**Your objective:** Would you retype, exactly and without the pictures, the lines between the line holding "Convert this chart to Chart.js code." and the line holding "const fmt = v", inclusive, and nothing else?

**Items:**

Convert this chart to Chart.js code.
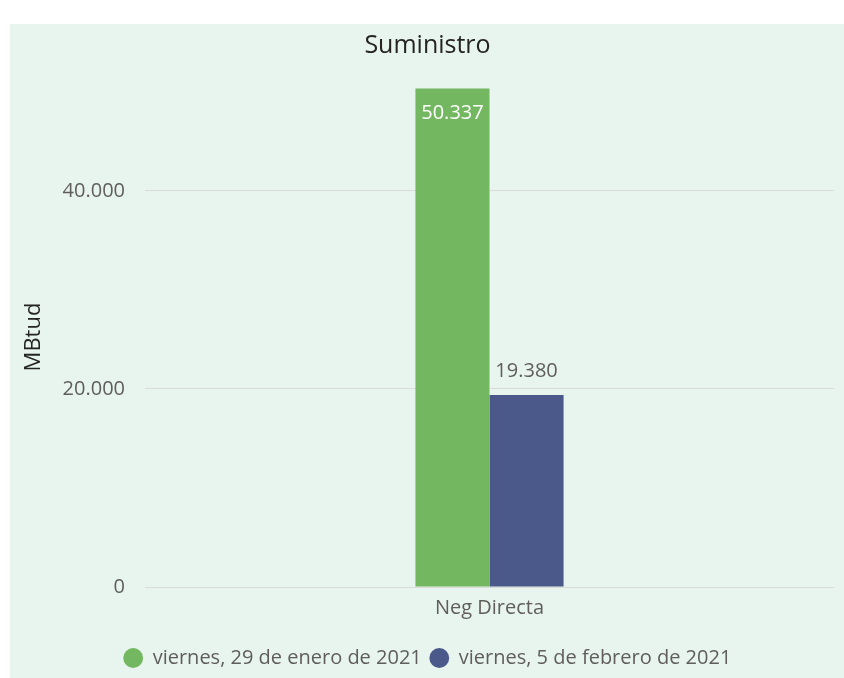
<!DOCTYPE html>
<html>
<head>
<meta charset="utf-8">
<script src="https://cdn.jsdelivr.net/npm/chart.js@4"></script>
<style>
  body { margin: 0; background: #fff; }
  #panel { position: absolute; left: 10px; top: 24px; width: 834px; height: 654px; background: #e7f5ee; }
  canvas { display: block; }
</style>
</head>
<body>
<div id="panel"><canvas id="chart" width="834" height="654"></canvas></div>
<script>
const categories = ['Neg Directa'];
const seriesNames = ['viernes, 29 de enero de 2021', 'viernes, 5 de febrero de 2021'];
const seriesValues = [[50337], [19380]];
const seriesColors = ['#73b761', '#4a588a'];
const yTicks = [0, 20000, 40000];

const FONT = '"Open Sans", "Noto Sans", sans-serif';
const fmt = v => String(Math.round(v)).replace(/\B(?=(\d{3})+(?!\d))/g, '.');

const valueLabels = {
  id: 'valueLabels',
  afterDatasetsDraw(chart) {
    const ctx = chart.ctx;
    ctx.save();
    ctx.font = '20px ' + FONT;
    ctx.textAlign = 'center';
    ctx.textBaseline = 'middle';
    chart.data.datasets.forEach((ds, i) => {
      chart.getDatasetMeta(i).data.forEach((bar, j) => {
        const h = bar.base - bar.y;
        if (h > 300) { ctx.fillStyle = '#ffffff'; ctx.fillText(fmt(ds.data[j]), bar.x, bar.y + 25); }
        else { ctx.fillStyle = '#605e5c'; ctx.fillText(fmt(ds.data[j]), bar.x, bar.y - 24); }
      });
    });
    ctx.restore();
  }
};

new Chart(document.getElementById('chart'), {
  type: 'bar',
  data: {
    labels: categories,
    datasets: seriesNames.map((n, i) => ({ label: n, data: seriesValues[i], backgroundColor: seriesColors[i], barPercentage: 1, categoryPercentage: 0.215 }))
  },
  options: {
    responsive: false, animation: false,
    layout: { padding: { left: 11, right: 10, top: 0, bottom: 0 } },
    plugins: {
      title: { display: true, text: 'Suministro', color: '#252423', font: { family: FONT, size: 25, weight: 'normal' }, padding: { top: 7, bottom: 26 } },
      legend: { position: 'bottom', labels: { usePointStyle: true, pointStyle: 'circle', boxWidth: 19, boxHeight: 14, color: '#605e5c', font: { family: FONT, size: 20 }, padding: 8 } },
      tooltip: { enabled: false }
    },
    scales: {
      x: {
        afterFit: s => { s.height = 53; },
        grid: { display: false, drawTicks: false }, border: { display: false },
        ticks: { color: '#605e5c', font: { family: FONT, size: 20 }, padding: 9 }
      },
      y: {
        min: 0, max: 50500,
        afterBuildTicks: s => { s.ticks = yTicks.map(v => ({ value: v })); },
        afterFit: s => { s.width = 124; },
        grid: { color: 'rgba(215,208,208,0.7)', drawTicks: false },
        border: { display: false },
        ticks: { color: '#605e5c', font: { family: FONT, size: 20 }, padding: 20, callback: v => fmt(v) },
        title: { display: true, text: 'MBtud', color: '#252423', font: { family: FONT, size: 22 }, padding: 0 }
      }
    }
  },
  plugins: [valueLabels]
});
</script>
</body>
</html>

...

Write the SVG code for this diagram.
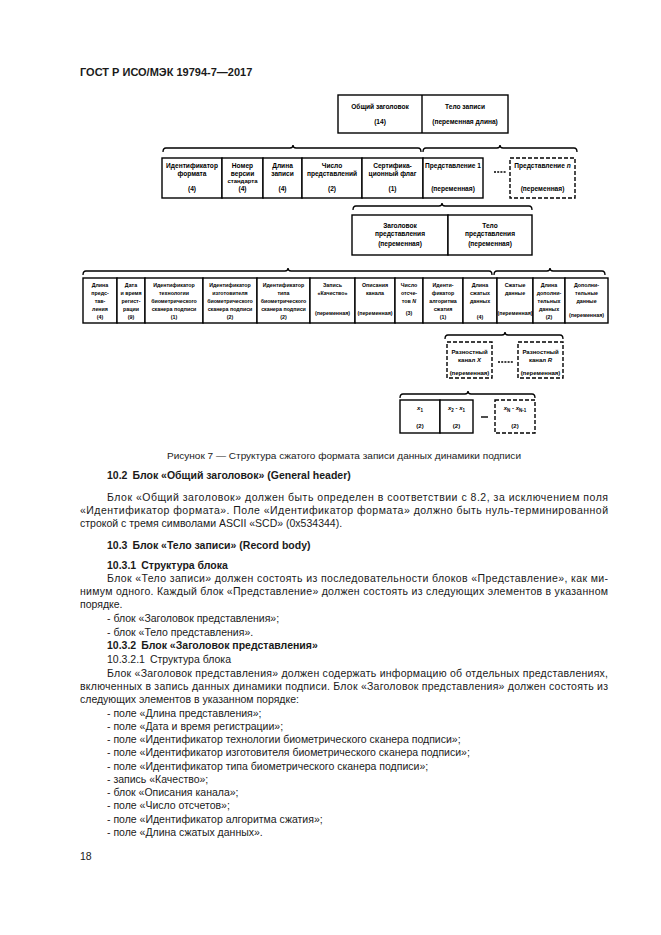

--

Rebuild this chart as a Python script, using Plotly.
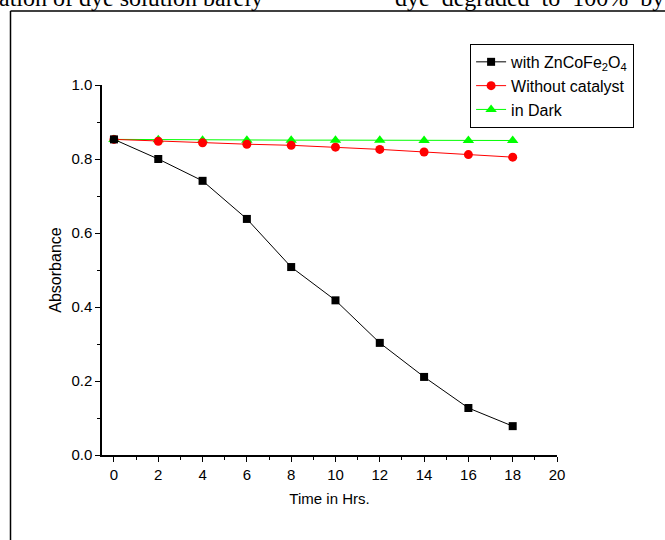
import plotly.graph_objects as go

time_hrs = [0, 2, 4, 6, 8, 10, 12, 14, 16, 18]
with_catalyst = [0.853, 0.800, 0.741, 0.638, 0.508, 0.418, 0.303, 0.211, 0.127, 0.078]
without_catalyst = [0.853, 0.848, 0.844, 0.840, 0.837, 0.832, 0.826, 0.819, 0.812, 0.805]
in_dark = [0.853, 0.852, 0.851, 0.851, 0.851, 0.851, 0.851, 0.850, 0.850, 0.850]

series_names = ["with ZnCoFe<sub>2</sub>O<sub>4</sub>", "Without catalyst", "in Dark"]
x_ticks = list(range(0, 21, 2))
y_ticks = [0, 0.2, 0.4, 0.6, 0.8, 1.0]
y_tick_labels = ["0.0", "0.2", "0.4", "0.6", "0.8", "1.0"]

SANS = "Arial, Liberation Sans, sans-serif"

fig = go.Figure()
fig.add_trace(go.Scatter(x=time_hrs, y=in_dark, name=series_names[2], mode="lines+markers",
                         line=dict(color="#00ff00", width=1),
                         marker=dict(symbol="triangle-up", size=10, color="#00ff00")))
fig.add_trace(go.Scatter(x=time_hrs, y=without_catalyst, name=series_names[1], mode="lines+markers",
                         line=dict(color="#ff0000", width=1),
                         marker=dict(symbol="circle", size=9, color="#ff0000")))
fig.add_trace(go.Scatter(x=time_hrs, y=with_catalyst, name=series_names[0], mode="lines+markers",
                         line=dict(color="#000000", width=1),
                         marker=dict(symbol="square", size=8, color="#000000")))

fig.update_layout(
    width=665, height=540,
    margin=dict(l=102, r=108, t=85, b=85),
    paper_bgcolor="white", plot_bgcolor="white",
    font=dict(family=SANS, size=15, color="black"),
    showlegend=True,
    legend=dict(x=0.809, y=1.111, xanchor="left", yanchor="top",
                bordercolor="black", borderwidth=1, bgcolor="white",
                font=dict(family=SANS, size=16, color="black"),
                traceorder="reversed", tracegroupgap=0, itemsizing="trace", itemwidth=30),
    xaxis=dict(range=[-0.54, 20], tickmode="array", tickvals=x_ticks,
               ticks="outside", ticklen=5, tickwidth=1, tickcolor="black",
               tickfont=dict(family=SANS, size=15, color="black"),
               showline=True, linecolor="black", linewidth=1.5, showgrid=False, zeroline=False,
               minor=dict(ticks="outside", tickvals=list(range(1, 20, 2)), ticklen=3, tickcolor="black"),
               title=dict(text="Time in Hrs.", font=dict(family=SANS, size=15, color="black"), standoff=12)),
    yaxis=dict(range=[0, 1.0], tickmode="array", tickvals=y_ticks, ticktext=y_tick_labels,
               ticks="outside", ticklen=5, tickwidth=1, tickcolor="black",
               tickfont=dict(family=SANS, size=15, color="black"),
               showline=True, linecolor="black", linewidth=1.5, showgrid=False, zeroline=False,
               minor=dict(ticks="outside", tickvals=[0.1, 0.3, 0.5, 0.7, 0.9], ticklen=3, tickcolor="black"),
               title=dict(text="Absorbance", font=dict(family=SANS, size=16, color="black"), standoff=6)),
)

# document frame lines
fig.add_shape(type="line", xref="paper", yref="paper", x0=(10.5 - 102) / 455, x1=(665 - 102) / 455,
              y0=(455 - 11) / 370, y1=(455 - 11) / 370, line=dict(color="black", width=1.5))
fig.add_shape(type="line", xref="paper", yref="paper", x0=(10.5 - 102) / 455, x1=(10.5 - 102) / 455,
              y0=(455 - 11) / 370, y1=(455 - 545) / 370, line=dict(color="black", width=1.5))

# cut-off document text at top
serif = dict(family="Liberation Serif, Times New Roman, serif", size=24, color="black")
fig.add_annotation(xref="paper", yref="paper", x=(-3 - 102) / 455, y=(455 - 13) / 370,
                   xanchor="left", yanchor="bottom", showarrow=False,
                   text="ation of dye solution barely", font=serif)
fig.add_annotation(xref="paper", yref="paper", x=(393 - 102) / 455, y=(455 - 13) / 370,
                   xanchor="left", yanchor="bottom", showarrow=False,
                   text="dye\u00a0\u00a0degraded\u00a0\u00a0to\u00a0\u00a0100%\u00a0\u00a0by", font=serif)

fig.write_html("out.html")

**Solution to this task:**
Convert this chart to Chart.js code.
<!DOCTYPE html>
<html>
<head>
<meta charset="utf-8">
<script src="https://cdn.jsdelivr.net/npm/chart.js@4"></script>
<style>
  body { margin: 0; background: #fff; }
  #panel { position: absolute; left: 10px; top: 24px; width: 834px; height: 654px; background: #e7f5ee; }
  canvas { display: block; }
</style>
</head>
<body>
<div id="panel"><canvas id="chart" width="834" height="654"></canvas></div>
<script>
const categories = ['Neg Directa'];
const seriesNames = ['viernes, 29 de enero de 2021', 'viernes, 5 de febrero de 2021'];
const seriesValues = [[50337], [19380]];
const seriesColors = ['#73b761', '#4a588a'];
const yTicks = [0, 20000, 40000];

const FONT = '"Open Sans", "Noto Sans", sans-serif';
const fmt = v => String(Math.round(v)).replace(/\B(?=(\d{3})+(?!\d))/g, '.');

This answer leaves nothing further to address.